PROBLEM DETAILS: Reproduce all of the data exactly, with no line skipped.

#####

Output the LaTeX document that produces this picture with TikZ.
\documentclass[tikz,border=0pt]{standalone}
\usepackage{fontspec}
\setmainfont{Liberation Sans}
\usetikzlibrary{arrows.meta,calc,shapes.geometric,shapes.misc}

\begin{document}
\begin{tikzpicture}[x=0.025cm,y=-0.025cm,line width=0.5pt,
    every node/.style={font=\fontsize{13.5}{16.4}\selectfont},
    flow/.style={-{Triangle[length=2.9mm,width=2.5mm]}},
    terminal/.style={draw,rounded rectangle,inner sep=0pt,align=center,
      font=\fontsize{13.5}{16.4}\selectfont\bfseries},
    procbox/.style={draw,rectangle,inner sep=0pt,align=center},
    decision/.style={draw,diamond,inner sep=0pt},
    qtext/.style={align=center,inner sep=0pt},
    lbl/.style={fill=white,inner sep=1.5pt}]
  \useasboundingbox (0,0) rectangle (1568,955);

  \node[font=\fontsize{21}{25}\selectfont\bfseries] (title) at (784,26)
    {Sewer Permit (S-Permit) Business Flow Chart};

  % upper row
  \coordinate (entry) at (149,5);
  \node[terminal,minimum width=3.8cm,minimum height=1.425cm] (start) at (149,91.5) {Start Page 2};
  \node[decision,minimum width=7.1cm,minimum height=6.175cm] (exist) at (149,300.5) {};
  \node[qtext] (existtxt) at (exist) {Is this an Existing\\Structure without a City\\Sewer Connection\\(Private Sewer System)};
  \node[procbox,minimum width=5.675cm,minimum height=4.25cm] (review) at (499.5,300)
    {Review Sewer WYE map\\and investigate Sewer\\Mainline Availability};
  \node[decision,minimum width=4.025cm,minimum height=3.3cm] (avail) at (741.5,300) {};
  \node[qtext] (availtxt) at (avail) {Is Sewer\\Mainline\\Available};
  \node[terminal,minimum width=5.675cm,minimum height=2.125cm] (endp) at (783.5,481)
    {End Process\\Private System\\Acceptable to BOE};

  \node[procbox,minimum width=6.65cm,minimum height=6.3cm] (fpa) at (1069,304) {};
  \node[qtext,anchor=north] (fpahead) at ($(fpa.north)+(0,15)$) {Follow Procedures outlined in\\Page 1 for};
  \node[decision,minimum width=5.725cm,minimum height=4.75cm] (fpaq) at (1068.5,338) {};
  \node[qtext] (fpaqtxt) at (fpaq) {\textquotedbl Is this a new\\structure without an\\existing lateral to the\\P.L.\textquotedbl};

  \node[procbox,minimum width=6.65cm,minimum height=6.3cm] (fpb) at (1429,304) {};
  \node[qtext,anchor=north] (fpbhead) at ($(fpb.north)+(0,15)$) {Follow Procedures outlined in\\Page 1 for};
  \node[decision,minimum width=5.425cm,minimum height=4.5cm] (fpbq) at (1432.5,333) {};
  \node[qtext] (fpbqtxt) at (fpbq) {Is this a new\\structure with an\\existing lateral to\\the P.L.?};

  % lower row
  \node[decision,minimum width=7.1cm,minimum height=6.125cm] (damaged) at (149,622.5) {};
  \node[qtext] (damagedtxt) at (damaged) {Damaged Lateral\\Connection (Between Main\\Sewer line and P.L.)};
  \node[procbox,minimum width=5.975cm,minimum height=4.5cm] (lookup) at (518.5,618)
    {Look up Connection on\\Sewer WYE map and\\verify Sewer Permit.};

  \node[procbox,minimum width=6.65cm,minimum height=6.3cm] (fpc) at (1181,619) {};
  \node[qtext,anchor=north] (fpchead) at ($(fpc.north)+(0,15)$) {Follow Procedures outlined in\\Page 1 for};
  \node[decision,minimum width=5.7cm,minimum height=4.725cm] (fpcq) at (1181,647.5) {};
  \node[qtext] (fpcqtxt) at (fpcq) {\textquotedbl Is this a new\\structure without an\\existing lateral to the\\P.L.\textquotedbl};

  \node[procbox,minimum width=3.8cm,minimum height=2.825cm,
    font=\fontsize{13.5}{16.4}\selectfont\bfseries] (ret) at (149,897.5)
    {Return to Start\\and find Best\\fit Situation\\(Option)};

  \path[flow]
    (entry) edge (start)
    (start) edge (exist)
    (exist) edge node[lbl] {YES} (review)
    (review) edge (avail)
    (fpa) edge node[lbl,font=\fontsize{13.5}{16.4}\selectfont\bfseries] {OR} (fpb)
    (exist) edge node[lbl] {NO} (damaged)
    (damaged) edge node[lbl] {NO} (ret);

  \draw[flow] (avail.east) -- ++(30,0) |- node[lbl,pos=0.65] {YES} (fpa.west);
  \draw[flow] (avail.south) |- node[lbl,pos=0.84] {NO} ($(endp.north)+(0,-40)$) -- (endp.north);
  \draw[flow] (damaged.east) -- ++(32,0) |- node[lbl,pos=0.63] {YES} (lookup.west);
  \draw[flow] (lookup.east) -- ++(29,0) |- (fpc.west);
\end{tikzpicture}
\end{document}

#####

RESULT OF THE TASK:
Output the LaTeX document that produces this picture with TikZ.
\documentclass[tikz,border=0pt]{standalone}
\usepackage{fontspec}
\setmainfont{Liberation Sans}
\usetikzlibrary{arrows.meta,calc,shapes.geometric,shapes.misc}

\begin{document}
\begin{tikzpicture}[x=0.025cm,y=-0.025cm,line width=0.5pt,
    every node/.style={font=\fontsize{13.5}{16.4}\selectfont},
    flow/.style={-{Triangle[length=2.9mm,width=2.5mm]}},
    terminal/.style={draw,rounded rectangle,inner sep=0pt,align=center,
      font=\fontsize{13.5}{16.4}\selectfont\bfseries},
    procbox/.style={draw,rectangle,inner sep=0pt,align=center},
    decision/.style={draw,diamond,inner sep=0pt},
    qtext/.style={align=center,inner sep=0pt},
    lbl/.style={fill=white,inner sep=1.5pt}]
  \useasboundingbox (0,0) rectangle (1568,955);

  \node[font=\fontsize{21}{25}\selectfont\bfseries] (title) at (784,26)
    {Sewer Permit (S-Permit) Business Flow Chart};

  % upper row
  \coordinate (entry) at (149,5);
  \node[terminal,minimum width=3.8cm,minimum height=1.425cm] (start) at (149,91.5) {Start Page 2};
  \node[decision,minimum width=7.1cm,minimum height=6.175cm] (exist) at (149,300.5) {};
  \node[qtext] (existtxt) at (exist) {Is this an Existing\\Structure without a City\\Sewer Connection\\(Private Sewer System)};
  \node[procbox,minimum width=5.675cm,minimum height=4.25cm] (review) at (499.5,300)
    {Review Sewer WYE map\\and investigate Sewer\\Mainline Availability};
  \node[decision,minimum width=4.025cm,minimum height=3.3cm] (avail) at (741.5,300) {};
  \node[qtext] (availtxt) at (avail) {Is Sewer\\Mainline\\Available};
  \node[terminal,minimum width=5.675cm,minimum height=2.125cm] (endp) at (783.5,481)
    {End Process\\Private System\\Acceptable to BOE};

  \node[procbox,minimum width=6.65cm,minimum height=6.3cm] (fpa) at (1069,304) {};
  \node[qtext,anchor=north] (fpahead) at ($(fpa.north)+(0,15)$) {Follow Procedures outlined in\\Page 1 for};
  \node[decision,minimum width=5.725cm,minimum height=4.75cm] (fpaq) at (1068.5,338) {};
  \node[qtext] (fpaqtxt) at (fpaq) {\textquotedbl Is this a new\\structure without an\\existing lateral to the\\P.L.\textquotedbl};

  \node[procbox,minimum width=6.65cm,minimum height=6.3cm] (fpb) at (1429,304) {};
  \node[qtext,anchor=north] (fpbhead) at ($(fpb.north)+(0,15)$) {Follow Procedures outlined in\\Page 1 for};
  \node[decision,minimum width=5.425cm,minimum height=4.5cm] (fpbq) at (1432.5,333) {};
  \node[qtext] (fpbqtxt) at (fpbq) {Is this a new\\structure with an\\existing lateral to\\the P.L.?};

  % lower row
  \node[decision,minimum width=7.1cm,minimum height=6.125cm] (damaged) at (149,622.5) {};
  \node[qtext] (damagedtxt) at (damaged) {Damaged Lateral\\Connection (Between Main\\Sewer line and P.L.)};
  \node[procbox,minimum width=5.975cm,minimum height=4.5cm] (lookup) at (518.5,618)
    {Look up Connection on\\Sewer WYE map and\\verify Sewer Permit.};

  \node[procbox,minimum width=6.65cm,minimum height=6.3cm] (fpc) at (1181,619) {};
  \node[qtext,anchor=north] (fpchead) at ($(fpc.north)+(0,15)$) {Follow Procedures outlined in\\Page 1 for};
  \node[decision,minimum width=5.7cm,minimum height=4.725cm] (fpcq) at (1181,647.5) {};
  \node[qtext] (fpcqtxt) at (fpcq) {\textquotedbl Is this a new\\structure without an\\existing lateral to the\\P.L.\textquotedbl};

  \node[procbox,minimum width=3.8cm,minimum height=2.825cm,
    font=\fontsize{13.5}{16.4}\selectfont\bfseries] (ret) at (149,897.5)
    {Return to Start\\and find Best\\fit Situation\\(Option)};

  \path[flow]
    (entry) edge (start)
    (start) edge (exist)
    (exist) edge node[lbl] {YES} (review)
    (review) edge (avail)
    (fpa) edge node[lbl,font=\fontsize{13.5}{16.4}\selectfont\bfseries] {OR} (fpb)
    (exist) edge node[lbl] {NO} (damaged)
    (damaged) edge node[lbl] {NO} (ret);

  \draw[flow] (avail.east) -- ++(30,0) |- node[lbl,pos=0.65] {YES} (fpa.west);
  \draw[flow] (avail.south) |- node[lbl,pos=0.84] {NO} ($(endp.north)+(0,-40)$) -- (endp.north);
  \draw[flow] (damaged.east) -- ++(32,0) |- node[lbl,pos=0.63] {YES} (lookup.west);
  \draw[flow] (lookup.east) -- ++(29,0) |- (fpc.west);
\end{tikzpicture}
\end{document}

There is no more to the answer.